Be careful how you act around your dog: Scientists say they remember what you did

It turns out a dog’s ability to remember things is pretty doggone good – and almost human-like.

A new study, published in Current Biology, shows that dogs, much like people, can recall things, even if they aren’t particularly important. People, for example, have great “episodic memory.” That’s the thing which allows us to replay events from the past when asked about them later.

According to researchers, so do dogs. Pooches can recall – and perform – complex tasks even when they don’t expect to have their memory tested.

“Dogs are among the few species that people consider ‘clever,’ and yet we are still surprised whenever a study reveals that dogs and their owners may share some mental abilities despite our distant evolutionary relationship,” Claudia Fugazza of MTA-ELTE Comparative Ethology Research Group in Budapest, Hungary, said in a statement.

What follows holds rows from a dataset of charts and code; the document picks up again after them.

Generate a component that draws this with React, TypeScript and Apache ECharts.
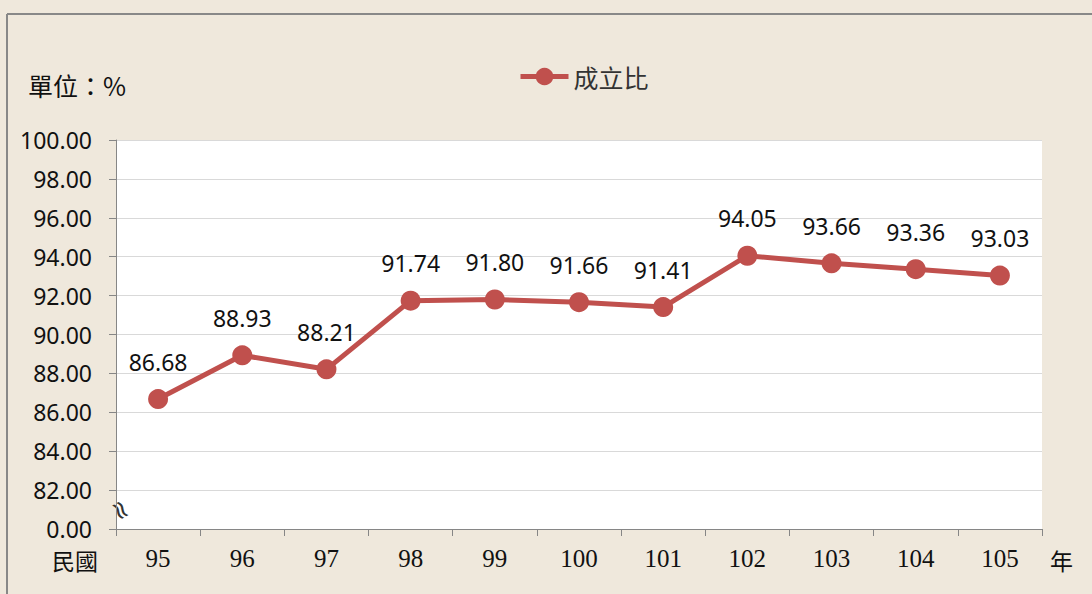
import React, { useEffect, useRef } from "react";
import * as echarts from "echarts";

const categories = ["95", "96", "97", "98", "99", "100", "101", "102", "103", "104", "105"];
const values = [86.68, 88.93, 88.21, 91.74, 91.8, 91.66, 91.41, 94.05, 93.66, 93.36, 93.03];
const seriesName = "成立比";
const unitLabel = "單位：%";
const xPrefix = "民國";
const xSuffix = "年";

export default function App() {
  const ref = useRef<HTMLDivElement>(null);
  useEffect(() => {
    if (!ref.current) return;
    const chart = echarts.init(ref.current, undefined, { renderer: "svg" });
    chart.setOption({
      animation: false,
      backgroundColor: "#EFE8DC",
      legend: {
        top: 59,
        left: 513,
        itemWidth: 48,
        itemHeight: 22,
        itemGap: 6,
        lineStyle: { width: 5 },
        textStyle: { fontFamily: "Noto Sans CJK TC", fontSize: 25, color: "#333" },
        data: [seriesName],
      },
      grid: {
        left: 116,
        top: 140,
        width: 926,
        height: 389,
        show: true,
        backgroundColor: "#ffffff",
        borderWidth: 0,
      },
      xAxis: {
        type: "category",
        data: categories,
        boundaryGap: true,
        axisLine: { lineStyle: { color: "#868686", width: 1 } },
        axisTick: { show: true, length: 7, lineStyle: { color: "#868686" } },
        axisLabel: {
          fontFamily: "Liberation Serif",
          fontSize: 25,
          color: "#111",
          margin: 17,
        },
      },
      yAxis: {
        type: "value",
        min: 80,
        max: 100,
        interval: 2,
        axisLine: { show: true, lineStyle: { color: "#868686", width: 1 } },
        axisTick: { show: true, length: 7, lineStyle: { color: "#868686" } },
        splitLine: { lineStyle: { color: "#D9D9D9", width: 1 } },
        axisLabel: {
          fontFamily: "Noto Sans",
          fontSize: 23,
          lineHeight: 24,
          color: "#111",
          margin: 24,
          formatter: (v: number) => (v === 80 ? "0.00" : v.toFixed(2)),
        },
      },
      series: [
        {
          name: seriesName,
          type: "line",
          data: values,
          symbol: "circle",
          symbolSize: 20,
          itemStyle: { color: "#C0504D" },
          lineStyle: { color: "#C0504D", width: 5 },
          label: {
            show: true,
            position: "top",
            distance: 16,
            fontFamily: "Noto Sans",
            fontSize: 23,
            color: "#111",
            formatter: (p: any) => p.value.toFixed(2),
          },
        },
      ],
      graphic: [
        { type: "line", shape: { x1: 7, y1: 14, x2: 1092, y2: 14 }, style: { stroke: "#888", lineWidth: 2 } },
        { type: "line", shape: { x1: 7, y1: 14, x2: 7, y2: 594 }, style: { stroke: "#888", lineWidth: 2 } },
        {
          type: "text",
          left: 28,
          top: 72,
          style: { text: unitLabel, fontFamily: "Noto Sans CJK TC", fontSize: 25, fill: "#111" },
        },
        {
          type: "text",
          left: 52,
          top: 548,
          style: { text: xPrefix, fontFamily: "Noto Sans CJK TC", fontSize: 23, lineHeight: 24, fill: "#111" },
        },
        {
          type: "text",
          left: 1050,
          top: 548,
          style: { text: xSuffix, fontFamily: "Noto Sans CJK TC", fontSize: 23, lineHeight: 24, fill: "#111" },
        },
        {
          type: "text",
          x: 121,
          y: 510,
          rotation: -Math.PI / 3,
          style: {
            text: "≈",
            fontFamily: "DejaVu Sans",
            fontSize: 26,
            fill: "#333",
            align: "center",
            verticalAlign: "middle",
          },
        },
      ],
    });
    return () => chart.dispose();
  }, []);
  return <div ref={ref} style={{ position: "fixed", left: 0, top: 0, width: 1092, height: 594 }} />;
}
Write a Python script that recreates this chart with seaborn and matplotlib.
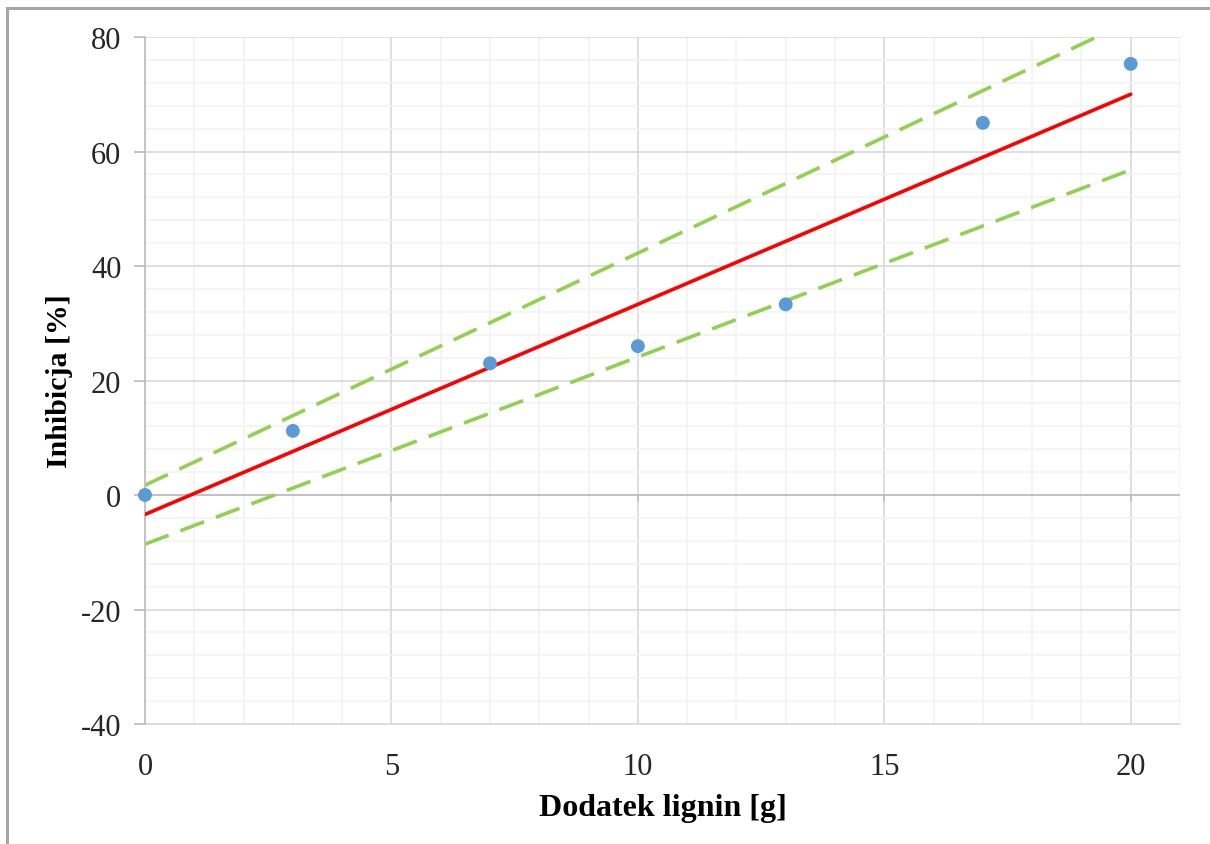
import matplotlib
matplotlib.use("Agg")
import matplotlib.pyplot as plt
import numpy as np
import pandas as pd
import seaborn as sns
from matplotlib.patches import Rectangle
from matplotlib.ticker import MultipleLocator

# Measured inhibition vs. lignin addition
lignin_g = [0, 3, 7, 10, 13, 17, 20]
inhibition_pct = [0.0, 11.2, 23.0, 26.0, 33.3, 65.0, 75.3]

# Linear trend and its lower/upper bounds, given at the ends of the range
line_x = [0, 20]
trend_y = [-3.4, 70.0]
upper_y = [1.7, 82.8]
lower_y = [-8.6, 56.8]

x_ticks = [0, 5, 10, 15, 20]
y_ticks = [-40, -20, 0, 20, 40, 60, 80]

sns.set_style("white")
plt.rcParams["font.family"] = ["Liberation Serif", "DejaVu Serif"]
plt.rcParams["axes.unicode_minus"] = False

fig = plt.figure(figsize=(12.1, 8.45), dpi=100)
ax = fig.add_axes([145 / 1210, 1 - 725 / 845, (1180 - 145) / 1210, (725 - 38) / 845])

points = pd.DataFrame({"x": lignin_g, "y": inhibition_pct})
bounds = pd.DataFrame({
    "x": line_x * 3,
    "y": trend_y + upper_y + lower_y,
    "kind": ["trend"] * 2 + ["upper"] * 2 + ["lower"] * 2,
})

ax.set_xlim(0, 21)
ax.set_ylim(-40, 80)

# grid
ax.xaxis.set_minor_locator(MultipleLocator(1))
ax.yaxis.set_minor_locator(MultipleLocator(4))
ax.set_xticks(x_ticks)
ax.set_yticks(y_ticks)
ax.grid(which="minor", color="#f2f2f2", linewidth=1.2, zorder=0)
ax.grid(which="major", color="#d9d9d9", linewidth=1.2, zorder=0)
ax.set_axisbelow(True)

for side in ["top", "right", "bottom"]:
    ax.spines[side].set_visible(False)
ax.spines["left"].set_color("#bfbfbf")
ax.spines["left"].set_linewidth(1.3)

# horizontal axis line crossing at y = 0, with its tick marks
ax.axhline(0, color="#bfbfbf", linewidth=1.3, zorder=1)
for xt in x_ticks:
    ax.plot([xt, xt], [0, -1.0], color="#bfbfbf", linewidth=1.3, zorder=1, clip_on=False)
ax.plot([0, 21], [-40, -40], color="#d9d9d9", linewidth=1.2, zorder=1, clip_on=False)

sns.lineplot(data=bounds[bounds.kind == "upper"], x="x", y="y", ax=ax,
             color="#92d050", linewidth=2.6, zorder=2)
ax.lines[-1].set_dashes([7, 3.5])
sns.lineplot(data=bounds[bounds.kind == "lower"], x="x", y="y", ax=ax,
             color="#92d050", linewidth=2.6, zorder=2)
ax.lines[-1].set_dashes([7, 3.5])
sns.lineplot(data=bounds[bounds.kind == "trend"], x="x", y="y", ax=ax,
             color="#ff0000", linewidth=2.6, zorder=3)
sns.scatterplot(data=points, x="x", y="y", ax=ax, color="#5b9bd5", s=100,
                edgecolor="none", zorder=4, clip_on=False)

ax.tick_params(axis="y", which="major", left=True, length=8, width=1.3,
               color="#bfbfbf", labelsize=22, pad=9, labelcolor="#262626")
ax.tick_params(axis="x", which="major", bottom=False, labelsize=22, pad=17,
               labelcolor="#262626")
ax.tick_params(which="minor", length=0)

ax.set_xlabel("Dodatek lignin [g]", fontsize=23, fontweight="bold", labelpad=8, color="#000000")
ax.set_ylabel("Inhibicja [%]", fontsize=21.5, fontweight="bold", labelpad=6, color="#000000")

# outer chart frame
fig.patches.append(Rectangle((7 / 1210, -0.05), 1.2, 1.05 - 9 / 845, transform=fig.transFigure,
                             fill=False, edgecolor="#a6a6a6", linewidth=2.2))

fig.savefig("out.png", dpi=100)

Essentially, scientists had dogs trained to respond to the “do it” command. Then they would do things such as tap an umbrella, take the dog behind a screen to create a buffer, then ask the dog to repeat the fairly mundane and meaningless action. And, the dog would do precisely that – after a minute, even after an hour – proving episodic memory.

You can see a dog’s memory in action in this video.

“This is the first evidence of episodic-like memory of others’ actions in a non-human species, and it is the first report of this type of memory in dogs,” according to the study.

Dogs are indeed paying attention to their owners. It may well be to their benefit.

“From a broad evolutionary perspective, this implies that episodic-like memory is not unique and did not evolve only in primates but is a more widespread skill in the animal kingdom,” Fugazza added. “We suggest that dogs may provide a good model to study the complexity of episodic-like memory in a natural setting, especially because this species has the evolutionary and developmental advantage to live in human social groups.”